24th Sunday of the Year – A PARABLE FOR OUR TIMES

This is a parable in which Jesus has best revealed to us both the mystery of God and the mystery of the human condition. No other parable could describe better to us the nature of a good parent.

            The younger son tells his father: “Father, let me have the share of the estate that would come to me.” Asking for such a thing, in a way, implied

the father’s death. He wants to be free and sever all connections. He will not be happy until he is away from his father. The father agrees to it without discussion: the son has freely chosen his way.

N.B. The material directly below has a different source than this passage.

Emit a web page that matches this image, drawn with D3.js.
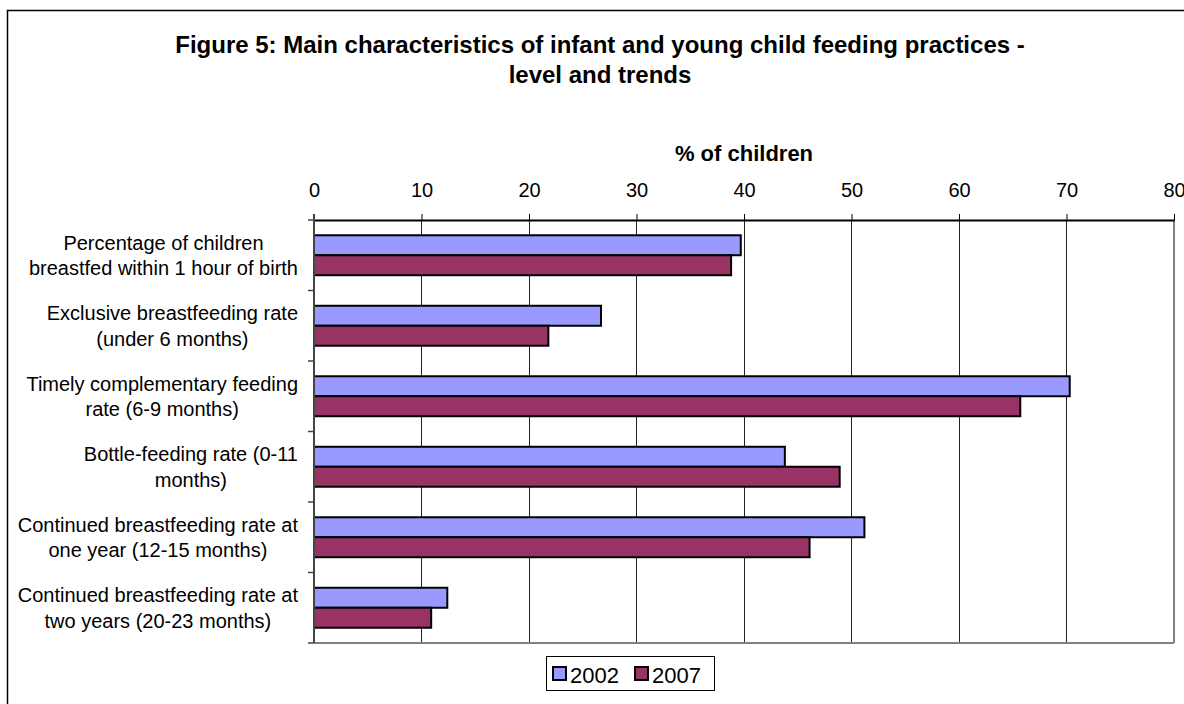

            Doesn’t this sound like our modern condition? There are so many today who want to be free from God, to attain happiness without their dependence on one almighty God in the horizon. God has disappeared from our society and our consciences. And, as in the parable, the Father does not complain, God does not respond to anyone.

            The son goes away to a distant country. He wants to live in another place, away from his parents and family. The father watches him go, but he will not forget him; his fatherly heart goes along with him; every morning, he will be waiting for him. Modern society is getting away from God, from his authority and from his memory… But God is still waiting for us, even as we keep losing sight of Him.

The son will soon settle down in a life of debauchery. This word actually means that he led not only a morally disordered life, but also loose and chaotic. In a short time, his adventure turned into a drama. The country where he was experienced a severe famine, and he hired himself out to one of the local inhabitants who put him on his farm to feed the pigs. His own words reveal his tragic condition: “Here I am dying of hunger.”

An inner emptiness and a hunger for love are often the first signs of our getting away from God. The long road to freedom is never an easy one.

What is it that we find lacking? What do we need to fill our hearts? We have everything else, so why are we still hungry?

            The young man came to his senses, and searching within his own emptiness, he remembered his father and the abundance in his father’s home, where “some of his father’s servants had more food than they want, and here I am dying of hunger.” Somewhere within himself, he began to feel the need for another kind of freedom in his father’s home. He realized his mistake and made a decision: “I will leave this place and go to my father.”

            Can we, too, begin our way back to our Father’s place? There are so many who would actually do that if they knew God who, as we read in the parable, “he ran to the boy, clasped him in his arms and kissed him tenderly.”

Those embraces and kisses speak of a love that reveals much more than what is described in all the books of theology. Next to this Father, we shall experience a freedom that is much more fulfilling and complete.